(begin)

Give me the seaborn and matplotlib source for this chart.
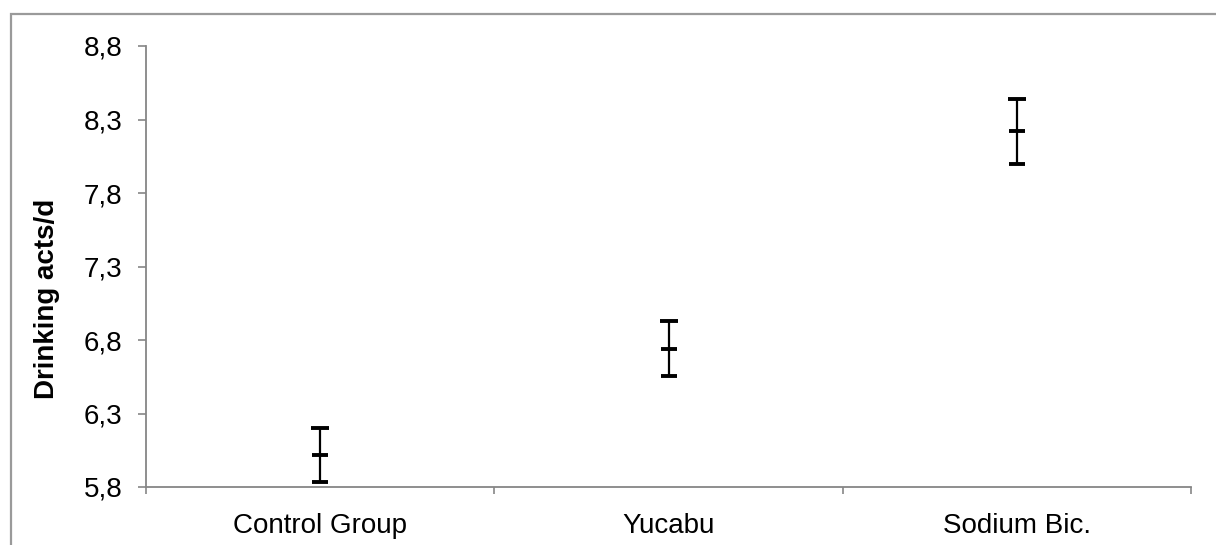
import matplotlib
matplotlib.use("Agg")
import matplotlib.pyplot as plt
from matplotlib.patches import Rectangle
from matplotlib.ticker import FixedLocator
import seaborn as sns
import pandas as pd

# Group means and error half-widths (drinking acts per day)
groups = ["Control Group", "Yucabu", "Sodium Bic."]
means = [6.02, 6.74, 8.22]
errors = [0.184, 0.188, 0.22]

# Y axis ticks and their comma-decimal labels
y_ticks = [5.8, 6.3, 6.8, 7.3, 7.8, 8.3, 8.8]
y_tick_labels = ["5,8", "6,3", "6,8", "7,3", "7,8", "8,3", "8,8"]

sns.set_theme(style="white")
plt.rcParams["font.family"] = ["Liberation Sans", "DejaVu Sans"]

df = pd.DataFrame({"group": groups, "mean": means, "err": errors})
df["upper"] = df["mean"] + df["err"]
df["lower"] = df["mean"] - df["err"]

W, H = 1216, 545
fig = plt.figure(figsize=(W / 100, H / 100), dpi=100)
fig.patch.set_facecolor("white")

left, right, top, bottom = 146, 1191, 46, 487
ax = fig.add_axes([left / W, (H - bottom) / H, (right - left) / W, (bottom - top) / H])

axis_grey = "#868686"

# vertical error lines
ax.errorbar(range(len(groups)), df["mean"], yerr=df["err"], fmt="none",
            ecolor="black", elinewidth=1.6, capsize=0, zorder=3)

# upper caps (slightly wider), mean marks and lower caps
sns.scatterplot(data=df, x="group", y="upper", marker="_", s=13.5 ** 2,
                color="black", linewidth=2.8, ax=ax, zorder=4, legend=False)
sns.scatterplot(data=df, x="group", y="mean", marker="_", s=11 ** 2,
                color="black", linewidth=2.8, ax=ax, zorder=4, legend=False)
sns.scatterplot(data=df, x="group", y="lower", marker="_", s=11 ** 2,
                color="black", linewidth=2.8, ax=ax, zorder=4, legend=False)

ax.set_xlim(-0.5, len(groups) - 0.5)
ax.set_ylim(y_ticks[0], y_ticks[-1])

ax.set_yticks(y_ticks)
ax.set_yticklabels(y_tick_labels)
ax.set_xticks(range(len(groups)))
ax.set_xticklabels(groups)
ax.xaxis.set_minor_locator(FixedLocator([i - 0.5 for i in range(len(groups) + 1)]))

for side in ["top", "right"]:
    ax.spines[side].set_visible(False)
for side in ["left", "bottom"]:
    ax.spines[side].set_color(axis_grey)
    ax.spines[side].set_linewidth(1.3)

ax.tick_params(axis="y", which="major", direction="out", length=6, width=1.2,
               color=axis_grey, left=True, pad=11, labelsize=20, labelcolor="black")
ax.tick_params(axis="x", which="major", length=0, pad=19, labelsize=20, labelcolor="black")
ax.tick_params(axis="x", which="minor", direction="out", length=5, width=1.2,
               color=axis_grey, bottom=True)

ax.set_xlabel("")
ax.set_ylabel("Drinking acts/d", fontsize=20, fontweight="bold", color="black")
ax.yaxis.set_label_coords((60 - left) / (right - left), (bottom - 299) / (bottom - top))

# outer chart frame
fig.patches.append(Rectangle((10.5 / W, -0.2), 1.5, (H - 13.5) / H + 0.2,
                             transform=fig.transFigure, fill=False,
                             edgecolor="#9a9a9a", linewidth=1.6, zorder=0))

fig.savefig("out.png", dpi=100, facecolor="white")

(end)
(begin)

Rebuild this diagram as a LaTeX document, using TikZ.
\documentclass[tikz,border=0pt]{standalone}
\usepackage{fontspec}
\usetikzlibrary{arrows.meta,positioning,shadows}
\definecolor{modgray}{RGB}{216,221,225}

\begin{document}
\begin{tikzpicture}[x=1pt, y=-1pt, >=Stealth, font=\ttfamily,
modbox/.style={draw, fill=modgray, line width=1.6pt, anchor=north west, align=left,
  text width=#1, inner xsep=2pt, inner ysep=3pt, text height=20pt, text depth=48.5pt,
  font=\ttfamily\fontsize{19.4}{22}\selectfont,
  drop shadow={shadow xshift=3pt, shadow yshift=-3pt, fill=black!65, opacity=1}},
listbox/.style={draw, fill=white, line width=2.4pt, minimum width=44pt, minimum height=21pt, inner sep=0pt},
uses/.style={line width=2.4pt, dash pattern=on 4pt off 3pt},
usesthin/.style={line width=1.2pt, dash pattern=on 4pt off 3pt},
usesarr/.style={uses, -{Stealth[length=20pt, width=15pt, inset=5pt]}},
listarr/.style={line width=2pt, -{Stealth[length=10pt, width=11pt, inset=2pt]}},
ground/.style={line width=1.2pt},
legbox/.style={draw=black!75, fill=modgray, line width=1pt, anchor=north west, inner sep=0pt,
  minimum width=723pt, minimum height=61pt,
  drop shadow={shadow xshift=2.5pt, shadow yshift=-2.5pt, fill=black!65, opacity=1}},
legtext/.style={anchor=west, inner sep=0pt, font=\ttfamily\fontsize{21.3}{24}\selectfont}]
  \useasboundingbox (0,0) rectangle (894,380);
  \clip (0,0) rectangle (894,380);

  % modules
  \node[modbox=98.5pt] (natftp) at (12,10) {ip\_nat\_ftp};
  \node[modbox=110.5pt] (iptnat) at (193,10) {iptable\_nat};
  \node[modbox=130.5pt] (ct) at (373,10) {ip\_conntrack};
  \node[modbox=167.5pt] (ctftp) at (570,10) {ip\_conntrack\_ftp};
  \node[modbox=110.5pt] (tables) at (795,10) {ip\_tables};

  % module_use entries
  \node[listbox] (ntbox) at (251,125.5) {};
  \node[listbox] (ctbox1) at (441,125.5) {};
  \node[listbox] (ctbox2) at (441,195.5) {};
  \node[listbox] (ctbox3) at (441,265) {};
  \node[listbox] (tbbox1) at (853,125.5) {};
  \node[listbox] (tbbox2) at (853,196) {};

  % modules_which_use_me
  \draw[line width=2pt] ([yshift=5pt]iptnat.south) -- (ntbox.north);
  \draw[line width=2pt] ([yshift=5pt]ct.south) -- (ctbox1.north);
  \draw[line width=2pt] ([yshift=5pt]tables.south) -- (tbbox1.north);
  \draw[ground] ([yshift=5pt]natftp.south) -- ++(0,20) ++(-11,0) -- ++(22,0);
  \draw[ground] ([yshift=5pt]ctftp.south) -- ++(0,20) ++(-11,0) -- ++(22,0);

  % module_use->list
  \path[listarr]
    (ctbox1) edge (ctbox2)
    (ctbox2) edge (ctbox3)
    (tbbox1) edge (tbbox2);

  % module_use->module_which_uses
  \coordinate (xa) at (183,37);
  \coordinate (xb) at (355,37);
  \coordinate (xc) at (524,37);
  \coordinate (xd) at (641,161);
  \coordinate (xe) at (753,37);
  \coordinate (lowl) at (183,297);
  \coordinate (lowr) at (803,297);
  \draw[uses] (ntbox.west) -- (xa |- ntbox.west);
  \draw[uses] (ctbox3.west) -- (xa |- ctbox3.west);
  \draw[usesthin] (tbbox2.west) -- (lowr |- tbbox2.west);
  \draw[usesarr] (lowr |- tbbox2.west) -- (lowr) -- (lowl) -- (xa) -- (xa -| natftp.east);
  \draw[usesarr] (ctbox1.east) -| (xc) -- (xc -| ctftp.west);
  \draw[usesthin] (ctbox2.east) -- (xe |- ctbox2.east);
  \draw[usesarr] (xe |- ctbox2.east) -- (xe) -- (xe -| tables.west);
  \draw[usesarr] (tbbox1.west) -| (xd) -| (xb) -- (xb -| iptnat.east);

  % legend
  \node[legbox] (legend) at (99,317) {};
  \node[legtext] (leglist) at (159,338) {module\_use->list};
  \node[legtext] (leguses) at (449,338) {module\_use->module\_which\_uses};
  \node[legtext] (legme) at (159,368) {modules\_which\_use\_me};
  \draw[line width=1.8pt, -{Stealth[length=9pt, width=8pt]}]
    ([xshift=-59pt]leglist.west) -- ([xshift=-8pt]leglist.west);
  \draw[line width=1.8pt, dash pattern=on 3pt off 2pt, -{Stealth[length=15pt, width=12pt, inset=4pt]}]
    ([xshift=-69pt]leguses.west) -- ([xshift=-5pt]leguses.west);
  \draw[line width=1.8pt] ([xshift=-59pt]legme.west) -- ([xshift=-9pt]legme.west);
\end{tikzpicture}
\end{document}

(end)
(begin)

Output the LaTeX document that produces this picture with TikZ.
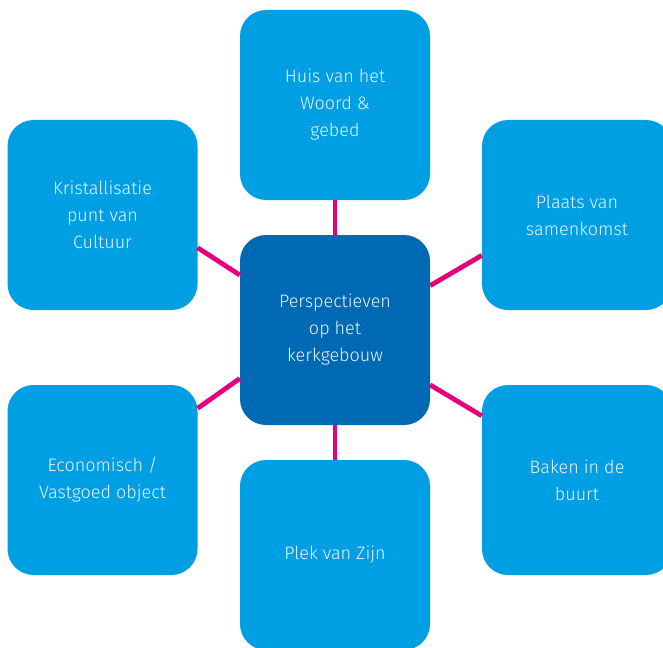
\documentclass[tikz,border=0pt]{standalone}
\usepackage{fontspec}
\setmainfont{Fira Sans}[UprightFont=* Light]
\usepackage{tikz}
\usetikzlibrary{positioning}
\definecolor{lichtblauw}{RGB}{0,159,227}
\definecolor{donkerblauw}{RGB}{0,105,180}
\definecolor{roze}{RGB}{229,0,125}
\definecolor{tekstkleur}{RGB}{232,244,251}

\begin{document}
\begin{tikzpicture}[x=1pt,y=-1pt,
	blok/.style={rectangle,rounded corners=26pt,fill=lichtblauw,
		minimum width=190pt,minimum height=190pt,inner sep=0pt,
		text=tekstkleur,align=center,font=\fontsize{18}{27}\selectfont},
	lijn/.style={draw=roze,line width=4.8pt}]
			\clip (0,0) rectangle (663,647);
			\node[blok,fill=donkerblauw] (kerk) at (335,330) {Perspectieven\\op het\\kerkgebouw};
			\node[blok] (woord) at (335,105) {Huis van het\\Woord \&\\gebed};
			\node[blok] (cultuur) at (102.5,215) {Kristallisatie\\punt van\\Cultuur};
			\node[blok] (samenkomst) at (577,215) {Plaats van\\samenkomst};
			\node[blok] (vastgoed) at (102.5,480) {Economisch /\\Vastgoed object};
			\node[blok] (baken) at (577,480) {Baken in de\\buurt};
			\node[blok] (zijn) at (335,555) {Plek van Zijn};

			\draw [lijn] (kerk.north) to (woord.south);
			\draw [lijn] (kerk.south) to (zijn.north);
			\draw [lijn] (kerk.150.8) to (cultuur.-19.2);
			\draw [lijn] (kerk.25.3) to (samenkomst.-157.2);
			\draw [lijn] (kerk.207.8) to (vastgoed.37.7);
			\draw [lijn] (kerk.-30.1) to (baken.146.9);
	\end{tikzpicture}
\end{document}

(end)

▶ **What to produce**: From the line that has "Give me the" through the line that has "ax.set_ylim(y_ticks[0], y_ticks[-1])", reproduce each line exactly as it stands and nothing else; do not include any pictures.

▶ **Exercise response**:
Give me the seaborn and matplotlib source for this chart.
import matplotlib
matplotlib.use("Agg")
import matplotlib.pyplot as plt
from matplotlib.patches import Rectangle
from matplotlib.ticker import FixedLocator
import seaborn as sns
import pandas as pd

# Group means and error half-widths (drinking acts per day)
groups = ["Control Group", "Yucabu", "Sodium Bic."]
means = [6.02, 6.74, 8.22]
errors = [0.184, 0.188, 0.22]

# Y axis ticks and their comma-decimal labels
y_ticks = [5.8, 6.3, 6.8, 7.3, 7.8, 8.3, 8.8]
y_tick_labels = ["5,8", "6,3", "6,8", "7,3", "7,8", "8,3", "8,8"]

sns.set_theme(style="white")
plt.rcParams["font.family"] = ["Liberation Sans", "DejaVu Sans"]

df = pd.DataFrame({"group": groups, "mean": means, "err": errors})
df["upper"] = df["mean"] + df["err"]
df["lower"] = df["mean"] - df["err"]

W, H = 1216, 545
fig = plt.figure(figsize=(W / 100, H / 100), dpi=100)
fig.patch.set_facecolor("white")

left, right, top, bottom = 146, 1191, 46, 487
ax = fig.add_axes([left / W, (H - bottom) / H, (right - left) / W, (bottom - top) / H])

axis_grey = "#868686"

# vertical error lines
ax.errorbar(range(len(groups)), df["mean"], yerr=df["err"], fmt="none",
            ecolor="black", elinewidth=1.6, capsize=0, zorder=3)

# upper caps (slightly wider), mean marks and lower caps
sns.scatterplot(data=df, x="group", y="upper", marker="_", s=13.5 ** 2,
                color="black", linewidth=2.8, ax=ax, zorder=4, legend=False)
sns.scatterplot(data=df, x="group", y="mean", marker="_", s=11 ** 2,
                color="black", linewidth=2.8, ax=ax, zorder=4, legend=False)
sns.scatterplot(data=df, x="group", y="lower", marker="_", s=11 ** 2,
                color="black", linewidth=2.8, ax=ax, zorder=4, legend=False)

ax.set_xlim(-0.5, len(groups) - 0.5)
ax.set_ylim(y_ticks[0], y_ticks[-1])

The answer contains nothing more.